Sometimes I want to scream.
I’d like to say, “From now on, hats can be left on in the building, and food is welcome in all classrooms. Now, can we just move on, for Pete’s sake?”
But I don’t. . .

We’re arguing about power. About consistency. About priorities. We’re trying to discuss the Big Issues, but we’re afraid to name them.
So we bicker about minutiae.

We fall into the safe arguments that no one will ever win but that will surely fill the time allotted, ensuring that we can return to our classrooms, departments, and homes. . .

If we’re actually going to talk about why kids need to eat in class, then we may have to break the silence surrounding the issues of poverty and inequity.

We don’t really want to
do that. We prefer to stay safely ensconced in our ignorance, putting mountains of energy into talking about nothing at all. . .

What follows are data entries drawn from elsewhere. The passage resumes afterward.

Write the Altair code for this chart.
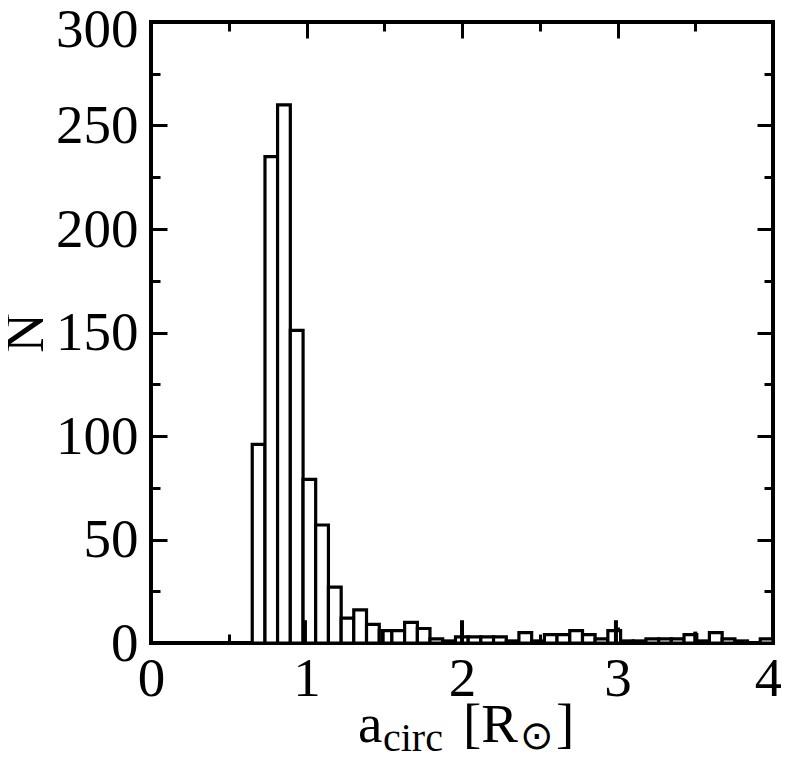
import altair as alt
import pandas as pd

# ---- data ----
bin_lo = [0.651, 0.733, 0.814, 0.896, 0.978, 1.059, 1.141, 1.223, 1.304, 1.386,
          1.468, 1.549, 1.631, 1.713, 1.794, 1.876, 1.958, 2.040, 2.121, 2.203,
          2.285, 2.366, 2.448, 2.530, 2.611, 2.693, 2.775, 2.856, 2.938, 3.020,
          3.101, 3.183, 3.265, 3.346, 3.428, 3.510, 3.591, 3.673, 3.755, 3.836,
          3.918]
bin_hi = [0.733, 0.814, 0.896, 0.978, 1.059, 1.141, 1.223, 1.304, 1.386, 1.468,
          1.549, 1.631, 1.713, 1.794, 1.876, 1.958, 2.040, 2.121, 2.203, 2.285,
          2.366, 2.448, 2.530, 2.611, 2.693, 2.775, 2.856, 2.938, 3.020, 3.101,
          3.183, 3.265, 3.346, 3.428, 3.510, 3.591, 3.673, 3.755, 3.836, 3.918,
          4.000]
counts = [96, 235, 260, 151, 79, 57, 27, 12, 16, 9,
          6, 6, 10, 7, 2, 1, 3, 3, 3, 3,
          1, 5, 1, 4, 4, 6, 4, 2, 6, 1,
          1, 2, 2, 2, 4, 1, 5, 2, 1, 0,
          2]
spike_x = [0.99, 1.49, 2.0, 2.99, 3.5]
spike_n = [11, 6, 11, 11, 5.5]

x_major = [0, 1, 2, 3, 4]
x_ticks = [0, 0.5, 1, 1.5, 2, 2.5, 3, 3.5, 4]
y_major = [0, 50, 100, 150, 200, 250, 300]
y_ticks = [0, 25, 50, 75, 100, 125, 150, 175, 200, 225, 250, 275, 300]

W, H = 622, 621
FONT = "Liberation Serif"
FS = 55
FSUB = 40

hist = pd.DataFrame({"lo": bin_lo, "hi": bin_hi, "n": counts})
spikes = pd.DataFrame({"x": spike_x, "n": spike_n})

xscale = alt.Scale(domain=[0, 4], nice=False, zero=False)
yscale = alt.Scale(domain=[0, 300], nice=False)

x_lab_axis = alt.Axis(orient="bottom", values=x_major, format="d", labelFont=FONT,
                      labelFontSize=FS, labelColor="black", labelPadding=9,
                      labelOffset={"condition": {"test": "datum.value === 4", "value": -5},
                                   "value": 0},
                      ticks=False, tickSize=0, domain=False, grid=False, title=None,
                      labelFlush=False, labelOverlap=False)
y_lab_axis = alt.Axis(orient="left", values=y_major, format="d", labelFont=FONT,
                      labelFontSize=FS, labelColor="black", labelPadding=13,
                      labelOffset={"condition": {"test": "datum.value === 300", "value": 7},
                                   "value": 0},
                      ticks=False, tickSize=0, domain=False, grid=False,
                      title="N", titleFont=FONT, titleFontSize=FS,
                      titleFontWeight="normal", titleColor="black", titlePadding=1,
                      labelFlush=False, labelOverlap=False)

xt_size = {"condition": {"test": "datum.value % 1 === 0", "value": 16}, "value": 9}
yt_size = {"condition": {"test": "datum.value % 50 === 0", "value": 16}, "value": 9}


def tick_axis(orient, values, size, offset):
    return alt.Axis(orient=orient, values=values, labels=False, domain=False,
                    grid=False, title=None, ticks=True, tickSize=size,
                    tickWidth=3, tickColor="black", offset=offset)


bars = alt.Chart(hist).mark_bar(fill="white", stroke="black", strokeWidth=3.2).encode(
    x=alt.X("lo:Q", scale=xscale, axis=x_lab_axis),
    x2="hi:Q",
    y=alt.Y("n:Q", scale=yscale, axis=y_lab_axis),
    y2=alt.datum(0),
)

spike = alt.Chart(spikes).mark_rule(color="black", strokeWidth=4).encode(
    x=alt.X("x:Q", scale=xscale, axis=tick_axis("top", x_ticks, xt_size, -H)),
    y=alt.Y("n:Q", scale=yscale, axis=tick_axis("right", y_ticks, yt_size, -W)),
    y2=alt.datum(0),
)

ghost = alt.Chart(spikes).mark_point(opacity=0).encode(
    x=alt.X("x:Q", scale=xscale, axis=tick_axis("bottom", x_ticks, xt_size, -H)),
    y=alt.Y("n:Q", scale=yscale, axis=tick_axis("left", y_ticks, yt_size, -W)),
)

one = alt.Data(values=[{"k": 1}])


def label(txt, x, y, size, align="left"):
    return alt.Chart(one).mark_text(text=txt, font=FONT, fontSize=size, color="black",
                                    align=align, baseline="alphabetic").encode(
        x=alt.value(x), y=alt.value(y))


t_a = label("a", 207, 720, FS)
t_circ = label("circ", 232, 729, FSUB)
t_R = label("[R", 312, 720, FS)
t_sun = label("\u2299", 386, 727, FSUB, align="center")
t_close = label("]", 405, 720, FS)

chart = alt.layer(bars, spike, ghost, t_a, t_circ, t_R, t_sun, t_close).resolve_axis(
    x="independent", y="independent"
).properties(
    width=W, height=H,
    autosize=alt.AutoSizeParams(type="none"),
    padding={"left": 143, "top": 14, "right": 8, "bottom": 114},
    background="white",
).configure_view(stroke="black", strokeWidth=4)

chart.save("out.html", embed_options={"renderer": "svg", "actions": False})
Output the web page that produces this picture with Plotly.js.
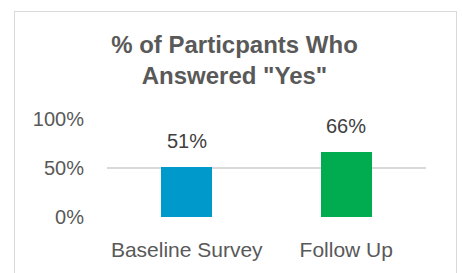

(So) kids stay hungry, continue to lack basic
supplies, and, most important, fail to get a sense of what it is to recognize and be able to use their power as citizens. They don’t learn how it feels to exercise power wisely because we refuse to show them.

They learn to pour their energies into petty battles rather than real civic engagement.

In this era of increasing political partisanship, isn’t it time for us to teach our students that looking deeply into the well of our own shortcomings is the way to solve them? How long will we maintain the charade of infallibility, our blameless collective personae?

The greatest gift we can give our students, and ourselves, is the acknowledgment that things aren’t OK — and won’t be OK, even if we build a school in which no one wears a hat indoors, everyone has a pencil, and neither Snickers bars nor apple cores can be found outside the cafeteria.


— LAURA THOMAS, Antioch Center for School Renewal director and core graduate faculty member, Keene, New Hampshire - Editorial Projects in Education, Vol. 17, Issue 02, Pages 50,53-54.